GIVEN INFORMATION

** START **

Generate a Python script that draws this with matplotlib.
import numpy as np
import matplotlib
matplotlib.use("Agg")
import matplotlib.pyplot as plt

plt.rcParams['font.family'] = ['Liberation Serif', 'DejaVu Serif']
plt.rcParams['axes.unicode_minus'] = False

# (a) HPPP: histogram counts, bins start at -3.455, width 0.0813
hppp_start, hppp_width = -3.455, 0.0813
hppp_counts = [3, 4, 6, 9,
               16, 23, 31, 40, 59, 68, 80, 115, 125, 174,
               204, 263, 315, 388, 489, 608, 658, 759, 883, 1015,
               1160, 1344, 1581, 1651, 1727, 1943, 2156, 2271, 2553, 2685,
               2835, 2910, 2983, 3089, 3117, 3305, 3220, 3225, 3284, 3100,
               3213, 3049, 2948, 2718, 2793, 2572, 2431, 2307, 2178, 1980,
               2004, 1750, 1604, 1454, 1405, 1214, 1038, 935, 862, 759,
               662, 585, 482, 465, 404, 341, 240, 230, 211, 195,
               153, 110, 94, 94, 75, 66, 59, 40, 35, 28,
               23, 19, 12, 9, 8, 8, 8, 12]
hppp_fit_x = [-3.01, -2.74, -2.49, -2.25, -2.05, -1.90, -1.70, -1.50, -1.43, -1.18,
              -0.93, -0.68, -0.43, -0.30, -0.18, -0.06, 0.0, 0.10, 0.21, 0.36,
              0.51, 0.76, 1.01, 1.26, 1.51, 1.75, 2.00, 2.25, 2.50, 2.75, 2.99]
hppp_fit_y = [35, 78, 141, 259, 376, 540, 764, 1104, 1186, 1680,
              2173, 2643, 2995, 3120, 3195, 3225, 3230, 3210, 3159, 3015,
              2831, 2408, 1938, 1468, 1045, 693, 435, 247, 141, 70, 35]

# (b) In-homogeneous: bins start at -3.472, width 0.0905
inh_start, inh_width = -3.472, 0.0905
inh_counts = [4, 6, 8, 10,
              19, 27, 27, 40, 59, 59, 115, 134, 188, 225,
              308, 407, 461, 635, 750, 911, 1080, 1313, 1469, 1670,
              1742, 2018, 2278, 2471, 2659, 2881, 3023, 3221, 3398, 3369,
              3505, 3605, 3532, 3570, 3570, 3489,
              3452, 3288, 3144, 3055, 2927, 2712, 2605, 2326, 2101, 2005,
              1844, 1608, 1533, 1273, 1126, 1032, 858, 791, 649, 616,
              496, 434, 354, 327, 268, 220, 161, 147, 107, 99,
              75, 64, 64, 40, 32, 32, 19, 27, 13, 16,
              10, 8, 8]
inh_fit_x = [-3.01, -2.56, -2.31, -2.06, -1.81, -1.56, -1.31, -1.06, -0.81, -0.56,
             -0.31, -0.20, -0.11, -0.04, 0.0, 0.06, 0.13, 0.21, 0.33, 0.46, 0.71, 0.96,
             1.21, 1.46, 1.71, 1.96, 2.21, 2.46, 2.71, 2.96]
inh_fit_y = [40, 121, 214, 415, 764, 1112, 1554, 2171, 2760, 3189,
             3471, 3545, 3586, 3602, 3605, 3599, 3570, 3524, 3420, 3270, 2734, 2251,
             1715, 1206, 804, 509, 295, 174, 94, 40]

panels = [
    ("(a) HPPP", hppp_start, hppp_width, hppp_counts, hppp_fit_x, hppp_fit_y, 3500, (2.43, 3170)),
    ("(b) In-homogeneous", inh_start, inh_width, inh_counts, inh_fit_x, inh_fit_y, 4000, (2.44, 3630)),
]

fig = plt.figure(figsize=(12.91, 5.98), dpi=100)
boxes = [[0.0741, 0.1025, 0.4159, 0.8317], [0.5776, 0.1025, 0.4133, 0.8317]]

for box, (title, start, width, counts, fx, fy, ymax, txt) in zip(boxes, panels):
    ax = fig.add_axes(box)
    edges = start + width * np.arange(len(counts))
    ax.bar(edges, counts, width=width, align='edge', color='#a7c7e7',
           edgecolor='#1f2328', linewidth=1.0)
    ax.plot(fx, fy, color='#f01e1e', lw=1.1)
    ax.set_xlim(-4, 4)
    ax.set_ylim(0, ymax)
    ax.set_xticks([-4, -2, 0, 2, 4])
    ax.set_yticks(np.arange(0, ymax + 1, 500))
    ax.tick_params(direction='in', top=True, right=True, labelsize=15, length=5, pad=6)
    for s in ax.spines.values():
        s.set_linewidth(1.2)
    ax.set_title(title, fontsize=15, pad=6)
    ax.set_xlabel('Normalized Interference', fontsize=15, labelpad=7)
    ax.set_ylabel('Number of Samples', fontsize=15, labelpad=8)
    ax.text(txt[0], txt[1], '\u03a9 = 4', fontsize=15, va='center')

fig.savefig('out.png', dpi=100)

** END **

YOUR OBJECTIVE
Write out the data exactly as it stands.

TASK OUTPUT
Generate a Python script that draws this with matplotlib.
import numpy as np
import matplotlib
matplotlib.use("Agg")
import matplotlib.pyplot as plt

plt.rcParams['font.family'] = ['Liberation Serif', 'DejaVu Serif']
plt.rcParams['axes.unicode_minus'] = False

# (a) HPPP: histogram counts, bins start at -3.455, width 0.0813
hppp_start, hppp_width = -3.455, 0.0813
hppp_counts = [3, 4, 6, 9,
               16, 23, 31, 40, 59, 68, 80, 115, 125, 174,
               204, 263, 315, 388, 489, 608, 658, 759, 883, 1015,
               1160, 1344, 1581, 1651, 1727, 1943, 2156, 2271, 2553, 2685,
               2835, 2910, 2983, 3089, 3117, 3305, 3220, 3225, 3284, 3100,
               3213, 3049, 2948, 2718, 2793, 2572, 2431, 2307, 2178, 1980,
               2004, 1750, 1604, 1454, 1405, 1214, 1038, 935, 862, 759,
               662, 585, 482, 465, 404, 341, 240, 230, 211, 195,
               153, 110, 94, 94, 75, 66, 59, 40, 35, 28,
               23, 19, 12, 9, 8, 8, 8, 12]
hppp_fit_x = [-3.01, -2.74, -2.49, -2.25, -2.05, -1.90, -1.70, -1.50, -1.43, -1.18,
              -0.93, -0.68, -0.43, -0.30, -0.18, -0.06, 0.0, 0.10, 0.21, 0.36,
              0.51, 0.76, 1.01, 1.26, 1.51, 1.75, 2.00, 2.25, 2.50, 2.75, 2.99]
hppp_fit_y = [35, 78, 141, 259, 376, 540, 764, 1104, 1186, 1680,
              2173, 2643, 2995, 3120, 3195, 3225, 3230, 3210, 3159, 3015,
              2831, 2408, 1938, 1468, 1045, 693, 435, 247, 141, 70, 35]

# (b) In-homogeneous: bins start at -3.472, width 0.0905
inh_start, inh_width = -3.472, 0.0905
inh_counts = [4, 6, 8, 10,
              19, 27, 27, 40, 59, 59, 115, 134, 188, 225,
              308, 407, 461, 635, 750, 911, 1080, 1313, 1469, 1670,
              1742, 2018, 2278, 2471, 2659, 2881, 3023, 3221, 3398, 3369,
              3505, 3605, 3532, 3570, 3570, 3489,
              3452, 3288, 3144, 3055, 2927, 2712, 2605, 2326, 2101, 2005,
              1844, 1608, 1533, 1273, 1126, 1032, 858, 791, 649, 616,
              496, 434, 354, 327, 268, 220, 161, 147, 107, 99,
              75, 64, 64, 40, 32, 32, 19, 27, 13, 16,
              10, 8, 8]
inh_fit_x = [-3.01, -2.56, -2.31, -2.06, -1.81, -1.56, -1.31, -1.06, -0.81, -0.56,
             -0.31, -0.20, -0.11, -0.04, 0.0, 0.06, 0.13, 0.21, 0.33, 0.46, 0.71, 0.96,
             1.21, 1.46, 1.71, 1.96, 2.21, 2.46, 2.71, 2.96]
inh_fit_y = [40, 121, 214, 415, 764, 1112, 1554, 2171, 2760, 3189,
             3471, 3545, 3586, 3602, 3605, 3599, 3570, 3524, 3420, 3270, 2734, 2251,
             1715, 1206, 804, 509, 295, 174, 94, 40]

panels = [
    ("(a) HPPP", hppp_start, hppp_width, hppp_counts, hppp_fit_x, hppp_fit_y, 3500, (2.43, 3170)),
    ("(b) In-homogeneous", inh_start, inh_width, inh_counts, inh_fit_x, inh_fit_y, 4000, (2.44, 3630)),
]

fig = plt.figure(figsize=(12.91, 5.98), dpi=100)
boxes = [[0.0741, 0.1025, 0.4159, 0.8317], [0.5776, 0.1025, 0.4133, 0.8317]]

for box, (title, start, width, counts, fx, fy, ymax, txt) in zip(boxes, panels):
    ax = fig.add_axes(box)
    edges = start + width * np.arange(len(counts))
    ax.bar(edges, counts, width=width, align='edge', color='#a7c7e7',
           edgecolor='#1f2328', linewidth=1.0)
    ax.plot(fx, fy, color='#f01e1e', lw=1.1)
    ax.set_xlim(-4, 4)
    ax.set_ylim(0, ymax)
    ax.set_xticks([-4, -2, 0, 2, 4])
    ax.set_yticks(np.arange(0, ymax + 1, 500))
    ax.tick_params(direction='in', top=True, right=True, labelsize=15, length=5, pad=6)
    for s in ax.spines.values():
        s.set_linewidth(1.2)
    ax.set_title(title, fontsize=15, pad=6)
    ax.set_xlabel('Normalized Interference', fontsize=15, labelpad=7)
    ax.set_ylabel('Number of Samples', fontsize=15, labelpad=8)
    ax.text(txt[0], txt[1], '\u03a9 = 4', fontsize=15, va='center')

fig.savefig('out.png', dpi=100)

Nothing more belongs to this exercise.